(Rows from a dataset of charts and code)

# # # #

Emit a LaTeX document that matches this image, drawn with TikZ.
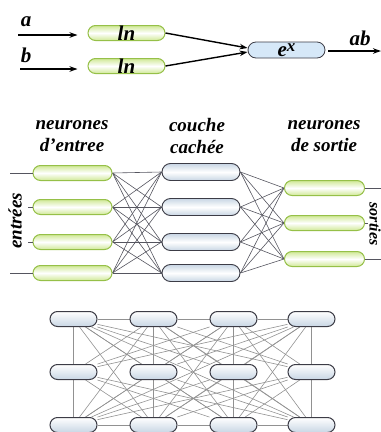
\documentclass[tikz,border=0pt]{standalone}
\usepackage{fontspec}
\setmainfont{Liberation Serif}
\usetikzlibrary{arrows.meta,backgrounds}
\definecolor{gedge}{RGB}{150,192,72}
\definecolor{gfill}{RGB}{208,232,150}
\definecolor{bfill}{RGB}{200,214,228}
\definecolor{efill}{RGB}{214,232,248}
\definecolor{nline}{RGB}{60,60,70}
\definecolor{mline}{RGB}{85,85,95}
\definecolor{gline}{RGB}{145,145,145}
\begin{document}
\begin{tikzpicture}[x=1pt,y=-1pt,
  txt/.style={font=\fontsize{19}{22}\selectfont\bfseries\itshape, inner sep=0pt},
  bigtxt/.style={font=\fontsize{21}{22}\selectfont\bfseries\itshape, inner sep=0pt},
  pill/.style={rectangle, rounded corners=7.5pt, minimum width=77pt, minimum height=15pt, inner sep=0pt},
  gnode/.style={pill, draw=gedge, line width=1pt, top color=gfill, bottom color=gfill, middle color=white},
  hnode/.style={pill, draw=nline, line width=0.9pt, top color=bfill, bottom color=bfill, middle color=white, minimum height=17pt, rounded corners=8.5pt, minimum width=78pt},
  enode/.style={pill, draw=nline, line width=0.8pt, fill=efill, minimum height=16pt, rounded corners=8pt},
  knode/.style={pill, draw=nline, line width=1pt, top color=white, bottom color=bfill, minimum width=47pt, minimum height=15pt},
  arr/.style={line width=1.4pt, -{Stealth[length=8pt,width=5.5pt]}},
  net/.style={mline, line width=0.6pt},
  stub/.style={mline, line width=0.6pt},
  gridl/.style={gline, line width=0.6pt}
]
\useasboundingbox (0,0) rectangle (381,432);

% ---------- top: ln / e^x ----------
\node[gnode, bigtxt] (ln1) at (126.5,33) {ln};
\node[gnode, bigtxt] (ln2) at (126.5,66) {ln};
\node[enode, bigtxt] (ex) at (286.5,50) {e\raisebox{5pt}{\fontsize{17}{17}\selectfont x}};
\coordinate (ain) at (18,35);
\coordinate (bin) at (20,69);
\coordinate (abend) at (381,51);
\node[bigtxt] (la) at (26,22) {a};
\node[bigtxt] (lb) at (26,55) {b};
\node[bigtxt] (lab) at (360,38) {ab};
\draw[arr, shorten >=10pt] (ain) -- (ain -| ln1.west);
\draw[arr, shorten >=10pt] (bin) -- (bin -| ln2.west);
\draw[arr] (ln1.east) -- ([yshift=2pt]ex.west);
\draw[arr] (ln2.east) -- ([yshift=-2pt]ex.west);
\draw[arr] ([xshift=3pt]ex.east |- abend) -- (abend);

% ---------- middle: layered network ----------
\node[txt, align=center] (t1) at (72,136) {neurones\\d’entree};
\node[txt, align=center] (t2) at (197,136) {couche\\cachée};
\node[txt, align=center] (t3) at (324,136) {neurones\\de sortie};

\foreach \i/\y in {1/173,2/207,3/242,4/273}
  \node[gnode, minimum width=79pt] (i\i) at (72.5,\y) {};
\foreach \i/\y in {1/172,2/207,3/242,4/273}
  \node[hnode] (c\i) at (201,\y) {};
\foreach \i/\y in {1/188,2/223,3/259}
  \node[gnode, minimum width=80pt] (o\i) at (324.5,\y) {};

\begin{scope}[on background layer]
  \foreach \i in {1,...,4}
    \foreach \j in {1,...,4}
      \draw[net] (i\i.east) -- (c\j.west);
  \foreach \i in {1,...,4}
    \foreach \j in {1,...,3}
      \draw[net] (c\i.east) -- (o\j.west);
\end{scope}

\coordinate (s1) at (10,173);
\coordinate (s2) at (28,207);
\coordinate (s3) at (28,242);
\coordinate (s4) at (10,273);
\coordinate (r1) at (381,188);
\coordinate (r2) at (368,223);
\coordinate (r3) at (381,259);
\foreach \k in {1,...,4} \draw[stub] (s\k) -- (i\k.west);
\foreach \k in {1,...,3} \draw[stub] (o\k.east) -- (r\k);

\node[txt, rotate=90] (ent) at (15,221) {entrées};
\node[txt, font=\fontsize{16}{18}\selectfont\bfseries\itshape, rotate=-90] (sor) at (375,224) {sorties};

% ---------- bottom: fully connected grid ----------
\foreach \r/\y in {1/319,2/372,3/425}
  \foreach \c/\x in {1/73.5,2/153.5,3/233.5,4/311.5}
    \node[knode] (k\r\c) at (\x,\y) {};

\begin{scope}[on background layer]
  \foreach \c/\d in {1/2,2/3,3/4} {
    \draw[gridl] (k1\c) -- (k1\d);
    \draw[gridl] (k3\c) -- (k3\d);
  }
  \foreach \a in {1,...,4}
    \foreach \b in {1,...,4} {
      \draw[gridl] (k1\a) -- (k2\b);
      \draw[gridl] (k2\a) -- (k3\b);
      \draw[gridl] (k1\a) -- (k3\b);
    }
\end{scope}
\end{tikzpicture}
\end{document}
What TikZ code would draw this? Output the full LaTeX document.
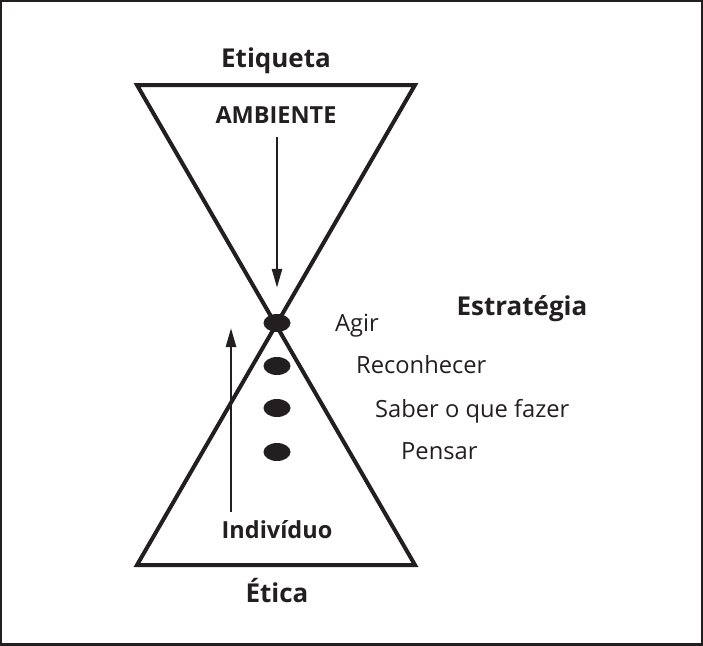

# # # #

▶ **Exercise requirements**
Repeat only the lines between the top of the entries above and the line containing "(0,0) rectangle (381,432);", both ends included, without the pictures.

▶ **Response to the exercise**
Emit a LaTeX document that matches this image, drawn with TikZ.
\documentclass[tikz,border=0pt]{standalone}
\usepackage{fontspec}
\setmainfont{Liberation Serif}
\usetikzlibrary{arrows.meta,backgrounds}
\definecolor{gedge}{RGB}{150,192,72}
\definecolor{gfill}{RGB}{208,232,150}
\definecolor{bfill}{RGB}{200,214,228}
\definecolor{efill}{RGB}{214,232,248}
\definecolor{nline}{RGB}{60,60,70}
\definecolor{mline}{RGB}{85,85,95}
\definecolor{gline}{RGB}{145,145,145}
\begin{document}
\begin{tikzpicture}[x=1pt,y=-1pt,
  txt/.style={font=\fontsize{19}{22}\selectfont\bfseries\itshape, inner sep=0pt},
  bigtxt/.style={font=\fontsize{21}{22}\selectfont\bfseries\itshape, inner sep=0pt},
  pill/.style={rectangle, rounded corners=7.5pt, minimum width=77pt, minimum height=15pt, inner sep=0pt},
  gnode/.style={pill, draw=gedge, line width=1pt, top color=gfill, bottom color=gfill, middle color=white},
  hnode/.style={pill, draw=nline, line width=0.9pt, top color=bfill, bottom color=bfill, middle color=white, minimum height=17pt, rounded corners=8.5pt, minimum width=78pt},
  enode/.style={pill, draw=nline, line width=0.8pt, fill=efill, minimum height=16pt, rounded corners=8pt},
  knode/.style={pill, draw=nline, line width=1pt, top color=white, bottom color=bfill, minimum width=47pt, minimum height=15pt},
  arr/.style={line width=1.4pt, -{Stealth[length=8pt,width=5.5pt]}},
  net/.style={mline, line width=0.6pt},
  stub/.style={mline, line width=0.6pt},
  gridl/.style={gline, line width=0.6pt}
]
\useasboundingbox (0,0) rectangle (381,432);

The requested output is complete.